Analyst consensus for revenue growth over the next five years hovers around a compound annual growth rate (CAGR) of 3.74%, while EPS growth is projected at approximately 4.35% CAGR, indicating moderate but positive growth expectations.

Competitive Landscape and Industry Context#

Within the packaged food sector, Campbell faces intense competition from companies expanding their health-focused and convenience food portfolios. Consumer preferences are evolving rapidly, pressuring traditional brands to innovate and adapt. Campbell’s Sovos acquisition and emphasis on brand innovation are strategic responses to these trends.

Supply chain challenges and inflationary pressures remain persistent headwinds across the industry, impacting margins. Campbell’s declining operating margins over recent years mirror these sector-wide cost pressures. However, the company’s strong brand recognition and diversified product lineup provide defensive qualities valued in volatile markets.

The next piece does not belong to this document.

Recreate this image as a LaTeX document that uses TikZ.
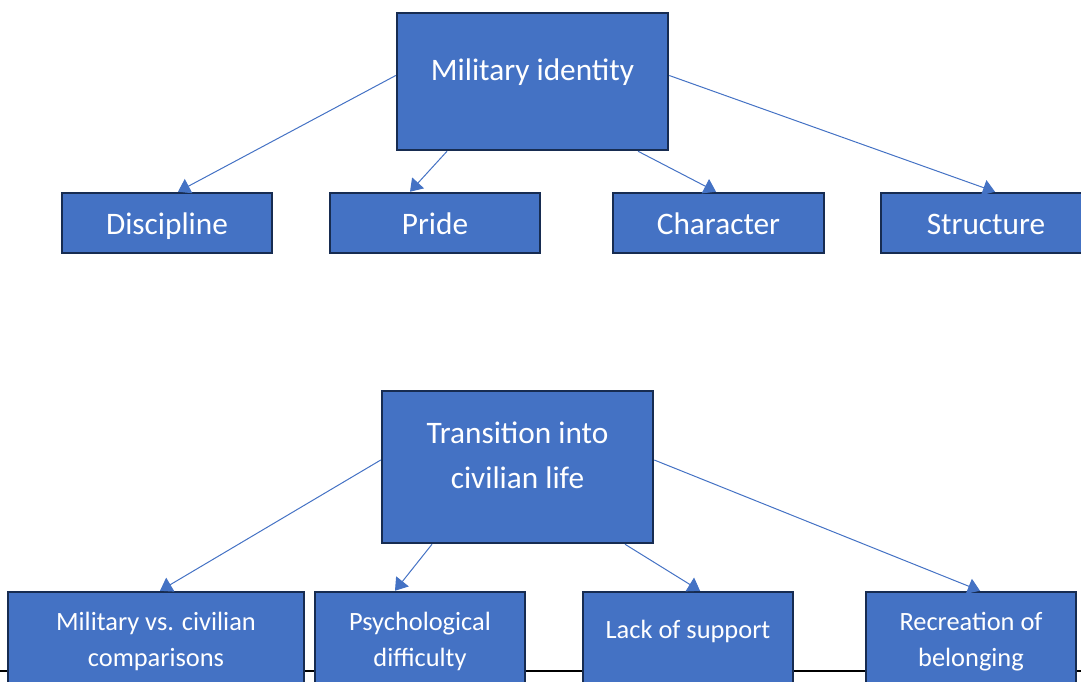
\documentclass[tikz,border=0pt]{standalone}
\usepackage{fontspec}
\setmainfont{Carlito}
\usetikzlibrary{arrows.meta}

\definecolor{boxblue}{HTML}{4472C4}
\definecolor{boxedge}{HTML}{172C51}

\begin{document}
\begin{tikzpicture}[x=1pt,y=-1pt,
  box/.style={draw=boxedge, line width=2.5pt, fill=boxblue, text=white,
    inner sep=0pt, align=center},
  bigbox/.style={box, font=\fontsize{31.3}{45}\selectfont},
  oneline/.style={text height=23pt, text depth=0pt},
  smallbox/.style={box, font=\fontsize{26.4}{36}\selectfont,
    minimum width=210pt, minimum height=99pt},
  lift/.style={text depth=#1},
  link/.style={draw=boxblue, line width=1pt,
    -{Triangle[width=16pt,length=12pt]}}]

\useasboundingbox (0,0) rectangle (1081,682);

\draw[line width=1.5pt] (0,671) -- (1081,671);

% military identity
\node[bigbox, oneline, minimum width=271pt, minimum height=137pt, lift=24pt] (mil) at (532.5,81.5) {Military identity};

\node[bigbox, oneline, minimum width=210pt, minimum height=60pt] (dis) at (167,223) {Discipline};
\node[bigbox, oneline, minimum width=210pt, minimum height=60pt] (pri) at (435,223) {Pride};
\node[bigbox, oneline, minimum width=211pt, minimum height=60pt] (cha) at (718.5,223) {Character};
\node[bigbox, oneline, minimum width=210pt, minimum height=60pt] (str) at (986,223) {Structure};

\draw[link] ([yshift=6pt]mil.west) -- ([xshift=11pt]dis.north);
\draw[link] ([xshift=-85.5pt]mil.south) -- ([xshift=-25pt]pri.north);
\draw[link] ([xshift=105.5pt]mil.south) -- ([xshift=-2.5pt]cha.north);
\draw[link] ([yshift=6pt]mil.east) -- ([xshift=9pt]str.north);

% transition
\node[bigbox, minimum width=271pt, minimum height=152pt, lift=24pt] (tra) at (517.5,467) {Transition into\\civilian life};

\node[smallbox, minimum width=296pt] (cmp) at (156,641.5) {Military vs. civilian\\comparisons};
\node[smallbox] (psy) at (420,641.5) {Psychological\\difficulty};
\node[smallbox, lift=24pt] (sup) at (688,641.5) {Lack of support};
\node[smallbox] (rec) at (971,641.5) {Recreation of\\belonging};

\draw[link] ([yshift=7pt]tra.west) -- ([xshift=4pt]cmp.north);
\draw[link] ([xshift=-85.5pt]tra.south) -- ([xshift=-25pt]psy.north);
\draw[link] ([xshift=107.5pt]tra.south) -- ([xshift=12pt]sup.north);
\draw[link] ([yshift=7pt]tra.east) -- ([xshift=9pt]rec.north);

\end{tikzpicture}
\end{document}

Financial Metrics Summary Table#

Metric 2021 2022 2023 2024 TTM/Latest
Revenue (Billion USD) 8.48 8.56 9.36 9.64 9.64
Net Income (Million USD) 1,000 757 858 567 567
Operating Margin (%) 18.23% 13.58% 14.02% 10.38% 10.38%
Gross Margin (%) 33.16% 30.68% 31.17% 30.83% 30.83%
Free Cash Flow (Million USD) 760 939 773 668 668
Dividend Yield (%) 4.88% 4.89% 4.92% 4.92% 4.92%
Payout Ratio (Net Income %) 43.9% 59.6% 52.1% 100% ~100%
Debt to Equity (x) 1.68 1.48 1.29 1.78 1.78

What Does This Mean for Investors?#

  • Dividend Caution: The near 100% payout ratio and declining free cash flow underscore risks to dividend sustainability. Investors should monitor cash flow trends closely.
  • Strategic Pivot: Leadership changes and acquisitions signal a deliberate move to rejuvenate the brand and capture growth in health-conscious segments.
  • Leverage Concerns: Increased debt levels may pressure financial flexibility and elevate risk in a rising interest rate environment.
  • Valuation Opportunity: The stock trades at reasonable multiples with attractive dividend yield, appealing to income investors seeking stability amid market volatility.

Conclusion#

Campbell Soup Company is navigating a critical juncture marked by financial pressures and strategic transformation. While the company’s long-standing dividend record and brand strength remain compelling, recent earnings and cash flow trends warrant cautious scrutiny. The strategic acquisition of Sovos Brands and board refreshment with Mary Alice Dorrance Malone Jr. indicate efforts to innovate and drive future growth.

Investors should weigh the potential for a turnaround against the risks posed by elevated leverage and payout ratios. Monitoring upcoming earnings announcements and cash flow reports will be essential to gauge the success of these initiatives and the sustainability of dividends.